Danke für den Hinweis, werde mich evt. durch die PDF quälen. (Ist ja grad die Woche der heroischen Leidens oder so)
Warum finde ich diese Frage sinnlos? Weil sie sich so abstrakt nicht sinnvoll beantworten lässt.
Da die Gesellschaft nun einmal (noch) nicht in der (kommunistischen) Verfassung ist, in der sie Ziele bestimmen könnte, die im Prinzip von allen als vernünfig, dringend, unverzichtbar, am wenigten risikoreich usw. usf. identifizierbar wären, ist die Bestimmung von irgendetwas, das ein „gesellschaftliches Allgemein“ genannt werden könnte (besser aber schlicht eine gemeinsame Aufgabe) schwer möglich.
Wirklich diskutieren lässt sich so etwas nur anhand bestimmter zivilisatorischer Errungenschaften oder Zielvorstellungen, wie die Ächtung von Folter oder die Todesstrafe, Menschenrechte usw. Das wären Dinge, die noch so freie Kooperationen unbedingt zu achten hätten und höchstens erweitern helfen könnten bzw. dürften.

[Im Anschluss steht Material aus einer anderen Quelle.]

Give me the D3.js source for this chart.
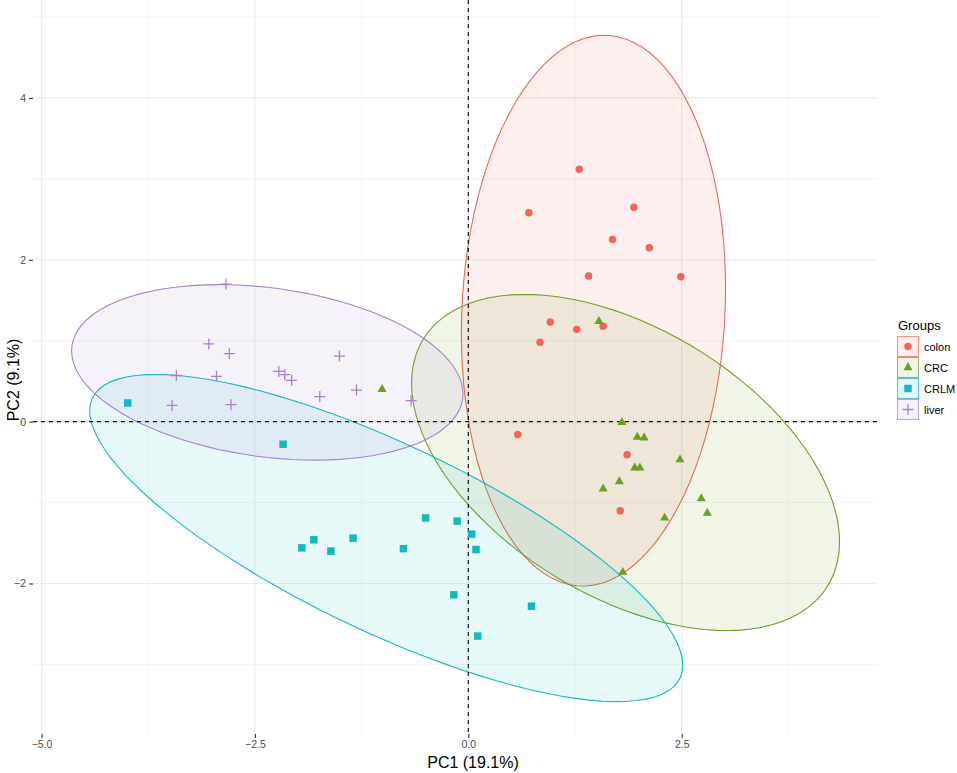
<!DOCTYPE html>
<html>
<head>
<meta charset="utf-8">
<script src="https://cdn.jsdelivr.net/npm/d3@7"></script>
<style>
  body { margin: 0; background: #fff; }
  text { font-family: "Liberation Sans", Arial, sans-serif; }
</style>
</head>
<body>
<svg id="drawing_region"></svg>
<script>
// groups and their PCA scores
const groups = ['colon', 'CRC', 'CRLM', 'liver'];
const colors = ['#F0665A', '#6E9E22', '#14B8C0', '#A880CC'];

const colon_pc1 = [1.30, 0.71, 1.94, 1.69, 2.12, 1.41, 2.49, 0.96, 1.27, 1.58, 0.84, 0.58, 1.86, 1.78];
const colon_pc2 = [3.12, 2.58, 2.65, 2.25, 2.15, 1.80, 1.79, 1.23, 1.14, 1.18, 0.98, -0.16, -0.41, -1.10];

const crc_pc1 = [-1.01, 1.53, 1.80, 1.98, 2.06, 2.48, 1.95, 2.01, 1.77, 1.58, 2.73, 2.80, 2.30, 1.81];
const crc_pc2 = [0.40, 1.24, -0.01, -0.19, -0.20, -0.47, -0.57, -0.57, -0.74, -0.83, -0.95, -1.13, -1.19, -1.86];

const crlm_pc1 = [-3.99, -2.17, -0.50, -0.13, 0.04, 0.09, -1.95, -1.81, -1.61, -1.35, -0.76, -0.17, 0.74, 0.11];
const crlm_pc2 = [0.23, -0.28, -1.19, -1.23, -1.39, -1.58, -1.56, -1.46, -1.60, -1.44, -1.57, -2.14, -2.28, -2.65];

const liver_pc1 = [-2.84, -3.04, -2.80, -3.42, -2.95, -2.22, -2.15, -2.07, -1.51, -1.74, -1.31, -0.67, -3.47, -2.78];
const liver_pc2 = [1.70, 0.96, 0.84, 0.57, 0.56, 0.62, 0.58, 0.51, 0.81, 0.31, 0.39, 0.26, 0.20, 0.21];

const x_ticks = [-5.0, -2.5, 0.0, 2.5];
const y_ticks = [-2, 0, 2, 4];

const pc1 = [colon_pc1, crc_pc1, crlm_pc1, liver_pc1];
const pc2 = [colon_pc2, crc_pc2, crlm_pc2, liver_pc2];

var config = {
    parent: '#drawing_region',
    width: 957,
    height: 773,
    panel: {left: 33, right: 878, top: 0, bottom: 734}
};

// 95% normal data ellipse, like stat_ellipse(type = "norm")
function dataEllipse(xs, ys, level) {
    const n = xs.length;
    const mx = d3.mean(xs), my = d3.mean(ys);
    let sxx = 0, syy = 0, sxy = 0;
    for (let i = 0; i < n; i++) {
        sxx += (xs[i] - mx) ** 2;
        syy += (ys[i] - my) ** 2;
        sxy += (xs[i] - mx) * (ys[i] - my);
    }
    sxx /= n - 1; syy /= n - 1; sxy /= n - 1;
    // upper cholesky factor
    const a = Math.sqrt(sxx), b = sxy / a, c = Math.sqrt(syy - b * b);
    const d = n - 1;
    const fq = (d / 2) * (Math.pow(1 - level, -2 / d) - 1);
    const r = Math.sqrt(2 * fq);
    const pts = [];
    for (let k = 0; k <= 100; k++) {
        const t = 2 * Math.PI * k / 100;
        const u = Math.cos(t), v = Math.sin(t);
        pts.push([mx + r * u * a, my + r * (u * b + v * c)]);
    }
    return pts;
}

const svg = d3.select(config.parent)
    .attr('width', config.width)
    .attr('height', config.height);

const p = config.panel;

const xscale = d3.scaleLinear().domain([-5.10, 4.80]).range([p.left, p.right]);
const yscale = d3.scaleLinear().domain([-3.86, 5.21]).range([p.bottom, p.top]);

// grid
const grid = svg.append('g');
const xminor = [-3.75, -1.25, 1.25, 3.75];
const yminor = [-3, -1, 1, 3, 5];
grid.selectAll('.xmin').data(xminor).enter().append('line')
    .attr('x1', d => xscale(d)).attr('x2', d => xscale(d))
    .attr('y1', p.top).attr('y2', p.bottom)
    .attr('stroke', '#EBEBEB').attr('stroke-width', 0.6);
grid.selectAll('.ymin').data(yminor).enter().append('line')
    .attr('y1', d => yscale(d)).attr('y2', d => yscale(d))
    .attr('x1', p.left).attr('x2', p.right)
    .attr('stroke', '#EBEBEB').attr('stroke-width', 0.6);
grid.selectAll('.xmaj').data(x_ticks).enter().append('line')
    .attr('x1', d => xscale(d)).attr('x2', d => xscale(d))
    .attr('y1', p.top).attr('y2', p.bottom)
    .attr('stroke', '#EBEBEB').attr('stroke-width', 1.1);
grid.selectAll('.ymaj').data(y_ticks).enter().append('line')
    .attr('y1', d => yscale(d)).attr('y2', d => yscale(d))
    .attr('x1', p.left).attr('x2', p.right)
    .attr('stroke', '#EBEBEB').attr('stroke-width', 1.1);

// ellipses
const line = d3.line().x(d => xscale(d[0])).y(d => yscale(d[1]));
groups.forEach((g, i) => {
    svg.append('path')
        .attr('d', line(dataEllipse(pc1[i], pc2[i], 0.95)) + 'Z')
        .attr('fill', colors[i])
        .attr('fill-opacity', 0.1)
        .attr('stroke', colors[i])
        .attr('stroke-width', 1.1);
});

// reference lines
svg.append('line')
    .attr('x1', p.left).attr('x2', p.right)
    .attr('y1', yscale(0)).attr('y2', yscale(0))
    .attr('stroke', '#000').attr('stroke-width', 1.1).attr('stroke-dasharray', '4,4');
svg.append('line')
    .attr('x1', xscale(0)).attr('x2', xscale(0))
    .attr('y1', p.top).attr('y2', p.bottom)
    .attr('stroke', '#000').attr('stroke-width', 1.1).attr('stroke-dasharray', '4,4');

// point glyphs per group
function glyph(sel, i) {
    if (i === 0) {
        sel.append('path').attr('d', d3.symbol(d3.symbolCircle, 44)()).attr('fill', colors[i]);
    } else if (i === 1) {
        sel.append('path').attr('d', d3.symbol(d3.symbolTriangle, 36)()).attr('fill', colors[i]);
    } else if (i === 2) {
        sel.append('path').attr('d', d3.symbol(d3.symbolSquare, 56)()).attr('fill', colors[i]);
    } else {
        sel.append('path').attr('d', 'M-5.5,0H5.5M0,-5.5V5.5')
            .attr('stroke', colors[i]).attr('stroke-width', 1.3).attr('fill', 'none');
    }
}

groups.forEach((g, i) => {
    const pts = pc1[i].map((x, j) => ({x: x, y: pc2[i][j]}));
    svg.append('g').selectAll('g')
        .data(pts).enter().append('g')
        .attr('transform', d => `translate(${xscale(d.x)},${yscale(d.y)})`)
        .each(function() { glyph(d3.select(this), i); });
});

// axes
const xaxis = d3.axisBottom(xscale).tickValues(x_ticks).tickFormat(d3.format('.1f')).tickSize(4).tickPadding(3);
const xg = svg.append('g').attr('transform', `translate(0,${p.bottom})`).call(xaxis);
const yaxis = d3.axisLeft(yscale).tickValues(y_ticks).tickFormat(d3.format('d')).tickSize(4).tickPadding(3);
const yg = svg.append('g').attr('transform', `translate(${p.left},0)`).call(yaxis);
[xg, yg].forEach(g => {
    g.select('.domain').remove();
    g.selectAll('.tick line').attr('stroke', '#333').attr('stroke-width', 1.1);
    g.selectAll('.tick text').attr('fill', '#4D4D4D').attr('font-size', 10.5)
        .attr('font-family', '"Liberation Sans", Arial, sans-serif');
});

svg.append('text')
    .attr('x', 473).attr('y', 768)
    .attr('text-anchor', 'middle')
    .attr('font-size', 16)
    .text('PC1 (19.1%)');
svg.append('text')
    .attr('transform', 'translate(19,380) rotate(-90)')
    .attr('text-anchor', 'middle')
    .attr('font-size', 16)
    .text('PC2 (9.1%)');

// legend
const legend = svg.append('g').attr('transform', 'translate(897,0)');
legend.append('text').attr('x', 1).attr('y', 330).attr('font-size', 13).text('Groups');
groups.forEach((g, i) => {
    const key = legend.append('g').attr('transform', `translate(0,${336 + i * 21})`);
    key.append('rect')
        .attr('x', 0.5).attr('y', 0.5).attr('width', 21).attr('height', 20)
        .attr('fill', colors[i]).attr('fill-opacity', 0.1)
        .attr('stroke', colors[i]).attr('stroke-opacity', 0.7).attr('stroke-width', 1.1);
    const c = key.append('g').attr('transform', 'translate(11,10.5)');
    glyph(c, i);
    key.append('text').attr('x', 27).attr('y', 14.5).attr('font-size', 11).text(g);
});
</script>
</body>
</html>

Als allgemein verbindlich und nicht „freiheitlich“ hintergehbar können auch weltweit zu vereinbarende Ziele gelten wie bestimmte Zielvereinbarungen zur Eingrenzung des Klimawandels, des Verlustes an fruchtbaren Böden, Biodiversität, Primärwädern usw.

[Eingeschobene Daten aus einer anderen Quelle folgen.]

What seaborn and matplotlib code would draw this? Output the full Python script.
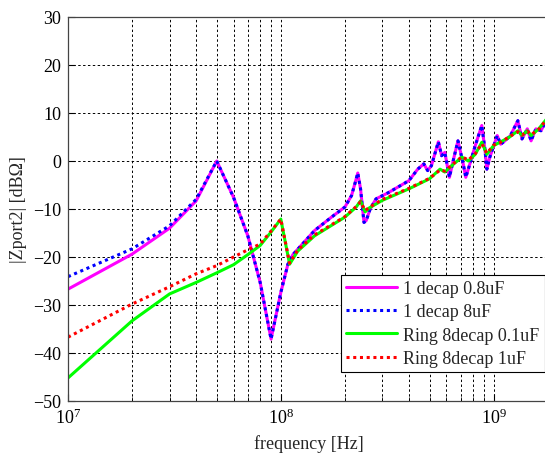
import numpy as np
import pandas as pd
import matplotlib
matplotlib.use("Agg")
import matplotlib.pyplot as plt
import matplotlib.ticker as mticker
import seaborn as sns

# ---------------- data ----------------
f_mag = [1e7, 2e7, 3e7, 4e7, 5e7, 6e7, 7e7, 8e7, 9e7, 1e8, 1.08e8, 1.14e8, 1.44e8, 1.73e8,
         2e8, 2.15e8, 2.24e8, 2.3e8, 2.37e8, 2.46e8, 2.52e8, 2.63e8, 2.8e8, 3.2e8, 4e8,
         4.4e8, 4.7e8, 4.9e8, 5.1e8, 5.5e8, 5.7e8, 5.9e8, 6.2e8, 6.5e8, 6.8e8, 7.2e8,
         7.4e8, 7.7e8, 8.2e8, 8.8e8, 9.1e8, 9.3e8, 9.6e8, 1.04e9, 1.08e9, 1.13e9, 1.2e9,
         1.3e9, 1.36e9, 1.44e9, 1.5e9, 1.58e9, 1.67e9, 1.8e9]
z_mag = [-26.7, -19.4, -14.0, -8.3, 0.0, -7.6, -15.6, -25.3, -37.1, -27.4, -21.5, -19.5, -14.5, -11.7,
         -9.6, -7.2, -4.4, -2.5, -5.8, -12.8, -12.4, -10.0, -7.9, -6.6, -4.1,
         -1.7, -0.6, -2.0, -1.0, 4.0, 1.1, 1.8, -3.4, 0.6, 4.2, -0.6,
         -3.4, -0.9, 3.2, 7.4, 2.5, -1.7, 0.8, 5.3, 3.5, 4.2, 5.3,
         8.4, 4.6, 6.7, 4.2, 6.7, 6.3, 9.1]

f_blue = f_mag
z_blue = [-24.1, -18.3, -13.5, -8.0, 0.0, -7.6, -15.6, -25.3, -37.1, -27.4, -21.5, -19.5, -14.5, -11.7,
          -9.6, -7.2, -4.4, -2.5, -5.8, -12.8, -12.4, -10.0, -7.9, -6.6, -4.1,
          -1.7, -0.6, -2.0, -1.0, 4.0, 1.1, 1.8, -3.4, 0.6, 4.2, -0.6,
          -3.4, -0.9, 3.2, 7.4, 2.5, -1.7, 0.8, 5.3, 3.5, 4.2, 5.3,
          8.4, 4.6, 6.7, 4.2, 6.7, 6.3, 9.1]

f_ring = [1e7, 2e7, 3e7, 4e7, 5e7, 6e7, 7e7, 8e7, 9e7, 1e8, 1.1e8, 1.2e8, 1.44e8, 2e8,
          2.26e8, 2.37e8, 2.49e8, 2.6e8, 3e8, 4e8, 5e8, 5.6e8, 5.9e8, 6.5e8, 7.1e8,
          7.6e8, 8.2e8, 8.8e8, 9.3e8, 1.0e9, 1.07e9, 1.18e9, 1.3e9, 1.36e9, 1.44e9,
          1.5e9, 1.63e9, 1.8e9]
z_ring01 = [-45.2, -33.3, -27.7, -25.3, -23.3, -21.6, -19.5, -17.6, -14.8, -12.1, -21.5, -18.8, -15.6, -11.7,
            -9.6, -8.3, -10.6, -9.8, -8.2, -5.8, -3.7, -1.7, -2.3, -0.6, 0.8,
            0.0, 1.4, 3.9, 1.4, 3.2, 3.9, 4.9, 6.3, 5.3, 6.3,
            5.3, 6.7, 9.1]
z_ring1 = [-36.7, -29.8, -26.2, -23.5, -21.8, -20.0, -18.5, -17.3, -14.6, -12.1, -21.3, -18.6, -15.4, -11.6,
           -9.5, -8.5, -10.3, -9.7, -8.0, -5.7, -3.6, -1.9, -2.1, -0.5, 0.9,
           0.2, 1.5, 3.6, 1.6, 3.3, 3.8, 5.0, 6.1, 5.4, 6.2,
           5.5, 6.6, 9.0]

labels = ["1 decap 0.8uF", "1 decap 8uF", "Ring 8decap 0.1uF", "Ring 8decap 1uF"]

# ---------------- style ----------------
sns.set_style("ticks")
plt.rcParams["font.family"] = ["Liberation Serif", "DejaVu Serif"]
plt.rcParams["mathtext.fontset"] = "custom"
plt.rcParams["mathtext.rm"] = "Liberation Serif"
plt.rcParams["mathtext.it"] = "Liberation Serif:italic"
plt.rcParams["mathtext.bf"] = "Liberation Serif:bold"

fig = plt.figure(figsize=(5.45, 4.56), dpi=100)
ax = fig.add_axes([68 / 545, 1 - 402 / 456, 1 - 68 / 545 + 0.01, (402 - 18) / 456])

dot = (0, (1, 1.2))
sns.lineplot(x=f_mag, y=z_mag, ax=ax, color="#FF00FF", lw=2.2, linestyle="-", label=labels[0], sort=False)
sns.lineplot(x=f_blue, y=z_blue, ax=ax, color="#0000FF", lw=2.2, linestyle=dot, label=labels[1], sort=False)
sns.lineplot(x=f_ring, y=z_ring01, ax=ax, color="#00FF00", lw=2.2, linestyle="-", label=labels[2], sort=False)
sns.lineplot(x=f_ring, y=z_ring1, ax=ax, color="#FF0000", lw=2.2, linestyle=dot, label=labels[3], sort=False)

ax.set_xscale("log")
ax.set_xlim(1e7, 1.85e9)
ax.set_ylim(-50, 30)
ax.set_yticks(np.arange(-50, 31, 10))
ax.xaxis.set_major_locator(mticker.LogLocator(base=10, numticks=10))
ax.xaxis.set_minor_locator(mticker.LogLocator(base=10, subs=np.arange(2, 10), numticks=20))
ax.xaxis.set_minor_formatter(mticker.NullFormatter())

ax.grid(True, which="major", axis="both", color="black", linestyle=(0, (2.5, 2.5)), linewidth=0.7)
ax.grid(True, which="minor", axis="x", color="black", linestyle=(0, (2.5, 2.5)), linewidth=0.7)

ax.tick_params(axis="both", which="both", direction="in", labelsize=13, colors="black")
ax.tick_params(axis="both", which="major", length=5, pad=5)
ax.tick_params(axis="x", which="minor", length=3)
for side in ["left", "bottom", "top"]:
    ax.spines[side].set_color("#444444")
    ax.spines[side].set_linewidth(0.9)
ax.spines["right"].set_visible(False)

ax.set_xlabel("frequency [Hz]", fontsize=13, labelpad=5)
ax.set_ylabel("|Zport2| [dBΩ]", fontsize=13, labelpad=4)

leg = ax.legend(loc="upper left", bbox_to_anchor=(340.7 / 545, 1 - 275.7 / 456),
                bbox_transform=fig.transFigure, fontsize=13, frameon=True, fancybox=False,
                edgecolor="black", framealpha=1, borderpad=0.3, labelspacing=0.35,
                handlelength=2.8, handletextpad=0.35, borderaxespad=0)
leg.get_frame().set_linewidth(0.8)

fig.savefig("out.png", dpi=100)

Das wären durchaus auch Wege, über die sich „freie Assoziationen von Produzierenden“ dynamisch entwickeln können. Kooperationen, die außerdem womöglich so frei wären, sich zugeich mit solchen zu assoziieren die ihre Bedürfnisse äußern als auch mit denen, die die sozialen bzw. ökologischen Kosten ihrer Erfüllung untersuchen bzw. offenbaren, so dass es am Ende gar gelingen könnte, Erstere mit Letzterem in einer sozio-ökologisch vernünftigen Weise ins Benehmen zu setzen.
Die Doughnut-Economics zeigen, wie es gelingen könnte, hinreichen vielen Menschen das zwangfreie Kooperieren in den Grenzen gesamtgesellschaftlicher bzw. ökologischer Vernunft wirklich schmackhaft zu machen.
Ein Kommentar von Willi Übelherr wurde wegen Beschimpfungen und untragbaren Behauptungen gelöscht.